I went ahead and gave LRB a copy of my FFL, so that if anyone wants to have me build a rifle on an LRB receiver, I can order the receiver direct from them and save time.
Another new product was tritium night sights for the M14, by XS sight systems. I will be carrying these soon, as they are just the ticket for a scout rifle, and I believe I will use them on my M14 Urban Battle Rifle.
Something else worth mentioning was an M21 built by Tactical Rifles Inc. in .300 WSM. I tried to ask some technical questions about it, but the owners would not answer me, for the reason that it is a government contracted rifle. The one thing they did was that there were two of them in use in Iraq.

For the M16: the M4 carbine and rail interface system ruled the day. Most of it was all the same, although were some innovations. HK has started to make M16's now, with a piston driven gas system and heavier bolt. They claim that it will fire 20,000rds without malfunction, cleaning, or parts replacement. I think that is a little optimistic for any M16, but the piston system will help keep the fouling out.
Bushmaster unveiled their .308 competitor to the AR10, which take unmodified FAL mags and has ambidextrous mag release and bolt stop. It is a fine looking weapon, and if the AW ban sunsets, I will have one.
DSA is also making AR15's, and although I didn't see much in the way of innovations, it did look like a high quality rifle. If it anything like their FAL's, it should be great.

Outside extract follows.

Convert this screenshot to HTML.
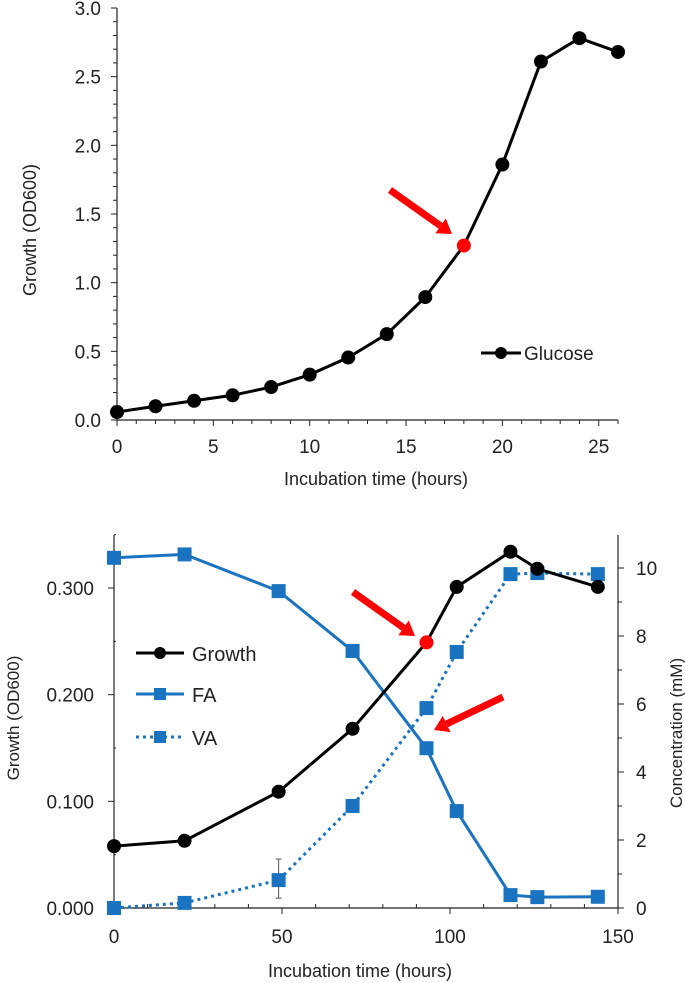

For the FAL: I didn't see a whole lot of FAL mfg. there, but DSA was there and I got a few pictures of their stuff. Their T48 replica is just amazing.

Pistols: I am a hardcore 1911 fan, so I honestly didn't pay attention to any other kind(sorry for my bias). On this note, their were three pistols that were noteworthy in my opinion. First was the Colt WW1 repro model, a beatiful handgun and a dead ringer for the original. Second was the High standard 1911 "Double action". It is not really a double action, but rather has a mechanism which allows it to be carried cocked and locked with the hammer down instead of up. When the safety is taken of, the hammer returns to up automatically, and is ready to fire. The trigger is light and crisp; I guessed it at around 3.5-4.5 lbs. Last but certainly not least was The Sigarms GSR. Sigarms is finally making a 1911, and it is outstanding. Has a flash light rail on the frame, and it is built from the ground up as a combat/defense pistol. According to the sales reps, they were getting accuracy of 2.5" at 50 yards(better than I can shoot!). Price is going to be somewhere around $1000, in the same range as Kimbers and Wilson Combat.

There were also lots of space guns, including FN's P90 and F2000 IWS(I'll post pics of them soon), as well as HK's UMP and XM8.